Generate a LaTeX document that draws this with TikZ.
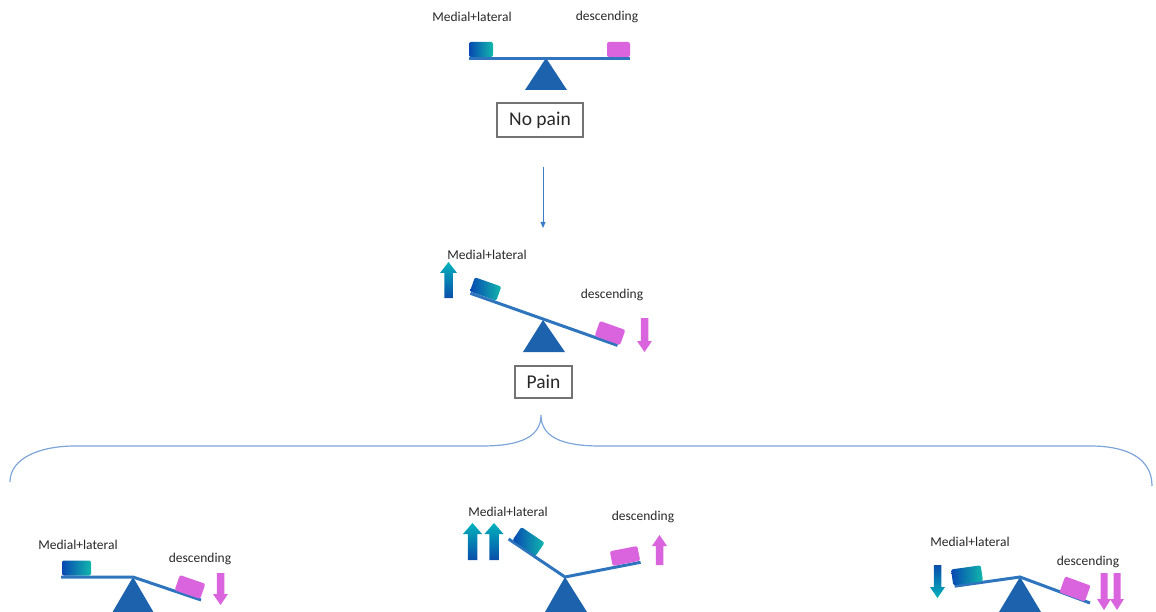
\documentclass[tikz,border=0pt]{standalone}
\usepackage{fontspec}
\setmainfont{Carlito}
\usetikzlibrary{arrows.meta}
\definecolor{beamc}{RGB}{46,117,190}
\definecolor{tric}{RGB}{28,98,172}
\definecolor{blkL}{RGB}{8,72,178}
\definecolor{blkR}{RGB}{16,184,172}
\definecolor{pinkc}{RGB}{218,99,222}
\definecolor{arrT}{RGB}{0,178,188}
\definecolor{arrB}{RGB}{10,78,170}
\definecolor{bracec}{RGB}{125,165,218}
\definecolor{conc}{RGB}{60,125,200}
\definecolor{txtc}{RGB}{40,40,40}
\definecolor{boxc}{RGB}{115,115,115}
\tikzset{
  lbl/.style={font=\fontsize{13.5}{15}\selectfont, text=txtc, inner sep=0pt},
  boxlbl/.style={draw=boxc, line width=1.3pt, font=\fontsize{19.5}{22}\selectfont, text=txtc, inner sep=0pt},
  beam/.style={draw=beamc, line width=3pt},
  pivot/.style={fill=tric},
  blueblock/.style={rectangle, inner sep=0pt, rounded corners=2pt, left color=blkL, right color=blkR},
  pinkblock/.style={rectangle, inner sep=0pt, rounded corners=2pt, fill=pinkc},
  fatup/.style 2 args={insert path={(0,0) -- (#1/2,11) -- (#1/4,11) -- (#1/4,#2) -- (-#1/4,#2) -- (-#1/4,11) -- (-#1/2,11) -- cycle}},
}
\begin{document}
\begin{tikzpicture}[x=1pt,y=-1pt]
\useasboundingbox (0,0) rectangle (1156,612);

% ---------- top seesaw (no pain)
\node[lbl] (ml1) at (472,17) {Medial+lateral};
\node[lbl] (de1) at (607,17) {descending};
\fill[pivot] (546,58) -- (567,90) -- (525,90) -- cycle;
\draw[beam] (469,58.5) -- (630,58.5);
\node[blueblock, minimum width=24pt, minimum height=15pt] (b1) at (481,49.5) {};
\node[pinkblock, minimum width=23pt, minimum height=15pt] (p1) at (618.5,49.5) {};
\node[boxlbl, minimum width=86pt, minimum height=34pt] (nopain) at (540,120) {No pain};

% ---------- connector
\coordinate (a1) at (543,167);
\coordinate (a2) at (543,228);
\draw[conc, line width=1pt, -{Triangle[length=6pt,width=5pt]}] (a1) -- (a2);

% ---------- middle seesaw (pain)
\node[lbl] (ml2) at (487,255) {Medial+lateral};
\node[lbl] (de2) at (612,295) {descending};
\fill[pivot] (543,320) -- (565,352) -- (523,352) -- cycle;
\draw[beam] (470.4,293.3) -- (617.5,345.4);
\node[blueblock, minimum width=28pt, minimum height=15pt, rotate=-19.5] (b2) at (485.6,289) {};
\node[pinkblock, minimum width=27pt, minimum height=16pt, rotate=-19.5] (p2) at (610,333) {};
\shade[top color=arrT, bottom color=arrB, shift={(448.5,262)}, fatup={17}{36}];
\shade[top color=pinkc, bottom color=pinkc, shift={(644.5,352)}, yscale=-1, fatup={15}{34}];
\node[boxlbl, minimum width=57pt, minimum height=32pt] (pain) at (543.5,382) {Pain};

% ---------- brace
\draw[bracec, line width=1.2pt] (10,482) .. controls (10,458) and (40,446) .. (75,446)
  -- (482,446) .. controls (522,446) and (541,436) .. (541,415)
  .. controls (541,436) and (560,446) .. (600,446)
  -- (1090,446) .. controls (1130,446) and (1152,460) .. (1152,486);

% ---------- bottom left
\node[lbl] (ml3) at (78,545) {Medial+lateral};
\node[lbl] (de3) at (200,559) {descending};
\fill[pivot] (133,577) -- (154,613) -- (112,613) -- cycle;
\draw[beam] (61,577) -- (133,577) -- (201,600);
\node[blueblock, minimum width=29pt, minimum height=15pt] (b3) at (76.5,568) {};
\node[pinkblock, minimum width=27pt, minimum height=16pt, rotate=-19] (p3) at (190,587) {};
\shade[top color=pinkc, bottom color=pinkc, shift={(220.5,605)}, yscale=-1, fatup={15}{32}];

% ---------- bottom middle
\node[lbl] (ml4) at (508,512) {Medial+lateral};
\node[lbl] (de4) at (643,517) {descending};
\fill[pivot] (565,577) -- (587,612) -- (545,612) -- cycle;
\draw[beam] (508.6,539) -- (565,577) -- (640.6,562.3);
\node[blueblock, minimum width=28pt, minimum height=16pt, rotate=-34] (b4) at (528.5,541.5) {};
\node[pinkblock, minimum width=28pt, minimum height=15pt, rotate=11] (p4) at (625,556) {};
\shade[top color=arrT, bottom color=arrB, shift={(472.5,523)}, fatup={19}{37}];
\shade[top color=arrT, bottom color=arrB, shift={(494,523)}, fatup={19}{37}];
\shade[top color=pinkc, bottom color=pinkc, shift={(659.5,535)}, fatup={15}{30}];

% ---------- bottom right
\node[lbl] (ml5) at (970,542) {Medial+lateral};
\node[lbl] (de5) at (1088,562) {descending};
\fill[pivot] (1020,577) -- (1041,612) -- (999,612) -- cycle;
\draw[beam] (954.6,586.2) -- (1020,577) -- (1090,603);
\node[blueblock, minimum width=30pt, minimum height=16pt, rotate=8] (b5) at (967,575.3) {};
\node[pinkblock, minimum width=27pt, minimum height=17pt, rotate=-20] (p5) at (1075,589) {};
\shade[top color=arrB, bottom color=arrT, shift={(937.5,598)}, yscale=-1, fatup={15}{33}];
\shade[top color=pinkc, bottom color=pinkc, shift={(1104,610)}, yscale=-1, fatup={14}{37}];
\shade[top color=pinkc, bottom color=pinkc, shift={(1117,610)}, yscale=-1, fatup={14}{37}];
\end{tikzpicture}
\end{document}
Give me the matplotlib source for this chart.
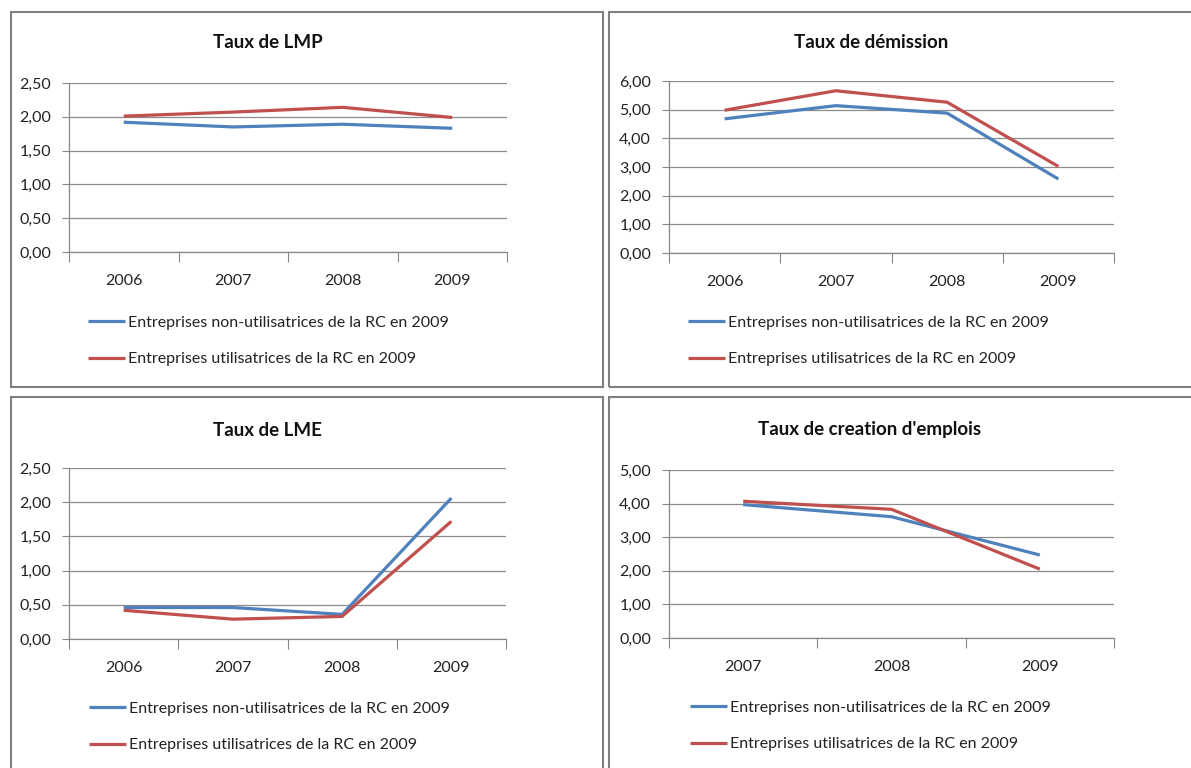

# # # #

__Exercise directions__
Copy all the records above exactly, but leave out the pictures.

__Written response__
Generate a LaTeX document that draws this with TikZ.
\documentclass[tikz,border=0pt]{standalone}
\usepackage{fontspec}
\setmainfont{Carlito}
\usetikzlibrary{arrows.meta}
\definecolor{beamc}{RGB}{46,117,190}
\definecolor{tric}{RGB}{28,98,172}
\definecolor{blkL}{RGB}{8,72,178}
\definecolor{blkR}{RGB}{16,184,172}
\definecolor{pinkc}{RGB}{218,99,222}
\definecolor{arrT}{RGB}{0,178,188}
\definecolor{arrB}{RGB}{10,78,170}
\definecolor{bracec}{RGB}{125,165,218}
\definecolor{conc}{RGB}{60,125,200}
\definecolor{txtc}{RGB}{40,40,40}
\definecolor{boxc}{RGB}{115,115,115}
\tikzset{
  lbl/.style={font=\fontsize{13.5}{15}\selectfont, text=txtc, inner sep=0pt},
  boxlbl/.style={draw=boxc, line width=1.3pt, font=\fontsize{19.5}{22}\selectfont, text=txtc, inner sep=0pt},
  beam/.style={draw=beamc, line width=3pt},
  pivot/.style={fill=tric},
  blueblock/.style={rectangle, inner sep=0pt, rounded corners=2pt, left color=blkL, right color=blkR},
  pinkblock/.style={rectangle, inner sep=0pt, rounded corners=2pt, fill=pinkc},
  fatup/.style 2 args={insert path={(0,0) -- (#1/2,11) -- (#1/4,11) -- (#1/4,#2) -- (-#1/4,#2) -- (-#1/4,11) -- (-#1/2,11) -- cycle}},
}
\begin{document}
\begin{tikzpicture}[x=1pt,y=-1pt]
\useasboundingbox (0,0) rectangle (1156,612);

% ---------- top seesaw (no pain)
\node[lbl] (ml1) at (472,17) {Medial+lateral};
\node[lbl] (de1) at (607,17) {descending};
\fill[pivot] (546,58) -- (567,90) -- (525,90) -- cycle;
\draw[beam] (469,58.5) -- (630,58.5);
\node[blueblock, minimum width=24pt, minimum height=15pt] (b1) at (481,49.5) {};
\node[pinkblock, minimum width=23pt, minimum height=15pt] (p1) at (618.5,49.5) {};
\node[boxlbl, minimum width=86pt, minimum height=34pt] (nopain) at (540,120) {No pain};

% ---------- connector
\coordinate (a1) at (543,167);
\coordinate (a2) at (543,228);
\draw[conc, line width=1pt, -{Triangle[length=6pt,width=5pt]}] (a1) -- (a2);

% ---------- middle seesaw (pain)
\node[lbl] (ml2) at (487,255) {Medial+lateral};
\node[lbl] (de2) at (612,295) {descending};
\fill[pivot] (543,320) -- (565,352) -- (523,352) -- cycle;
\draw[beam] (470.4,293.3) -- (617.5,345.4);
\node[blueblock, minimum width=28pt, minimum height=15pt, rotate=-19.5] (b2) at (485.6,289) {};
\node[pinkblock, minimum width=27pt, minimum height=16pt, rotate=-19.5] (p2) at (610,333) {};
\shade[top color=arrT, bottom color=arrB, shift={(448.5,262)}, fatup={17}{36}];
\shade[top color=pinkc, bottom color=pinkc, shift={(644.5,352)}, yscale=-1, fatup={15}{34}];
\node[boxlbl, minimum width=57pt, minimum height=32pt] (pain) at (543.5,382) {Pain};

% ---------- brace
\draw[bracec, line width=1.2pt] (10,482) .. controls (10,458) and (40,446) .. (75,446)
  -- (482,446) .. controls (522,446) and (541,436) .. (541,415)
  .. controls (541,436) and (560,446) .. (600,446)
  -- (1090,446) .. controls (1130,446) and (1152,460) .. (1152,486);

% ---------- bottom left
\node[lbl] (ml3) at (78,545) {Medial+lateral};
\node[lbl] (de3) at (200,559) {descending};
\fill[pivot] (133,577) -- (154,613) -- (112,613) -- cycle;
\draw[beam] (61,577) -- (133,577) -- (201,600);
\node[blueblock, minimum width=29pt, minimum height=15pt] (b3) at (76.5,568) {};
\node[pinkblock, minimum width=27pt, minimum height=16pt, rotate=-19] (p3) at (190,587) {};
\shade[top color=pinkc, bottom color=pinkc, shift={(220.5,605)}, yscale=-1, fatup={15}{32}];

% ---------- bottom middle
\node[lbl] (ml4) at (508,512) {Medial+lateral};
\node[lbl] (de4) at (643,517) {descending};
\fill[pivot] (565,577) -- (587,612) -- (545,612) -- cycle;
\draw[beam] (508.6,539) -- (565,577) -- (640.6,562.3);
\node[blueblock, minimum width=28pt, minimum height=16pt, rotate=-34] (b4) at (528.5,541.5) {};
\node[pinkblock, minimum width=28pt, minimum height=15pt, rotate=11] (p4) at (625,556) {};
\shade[top color=arrT, bottom color=arrB, shift={(472.5,523)}, fatup={19}{37}];
\shade[top color=arrT, bottom color=arrB, shift={(494,523)}, fatup={19}{37}];
\shade[top color=pinkc, bottom color=pinkc, shift={(659.5,535)}, fatup={15}{30}];

% ---------- bottom right
\node[lbl] (ml5) at (970,542) {Medial+lateral};
\node[lbl] (de5) at (1088,562) {descending};
\fill[pivot] (1020,577) -- (1041,612) -- (999,612) -- cycle;
\draw[beam] (954.6,586.2) -- (1020,577) -- (1090,603);
\node[blueblock, minimum width=30pt, minimum height=16pt, rotate=8] (b5) at (967,575.3) {};
\node[pinkblock, minimum width=27pt, minimum height=17pt, rotate=-20] (p5) at (1075,589) {};
\shade[top color=arrB, bottom color=arrT, shift={(937.5,598)}, yscale=-1, fatup={15}{33}];
\shade[top color=pinkc, bottom color=pinkc, shift={(1104,610)}, yscale=-1, fatup={14}{37}];
\shade[top color=pinkc, bottom color=pinkc, shift={(1117,610)}, yscale=-1, fatup={14}{37}];
\end{tikzpicture}
\end{document}
Give me the matplotlib source for this chart.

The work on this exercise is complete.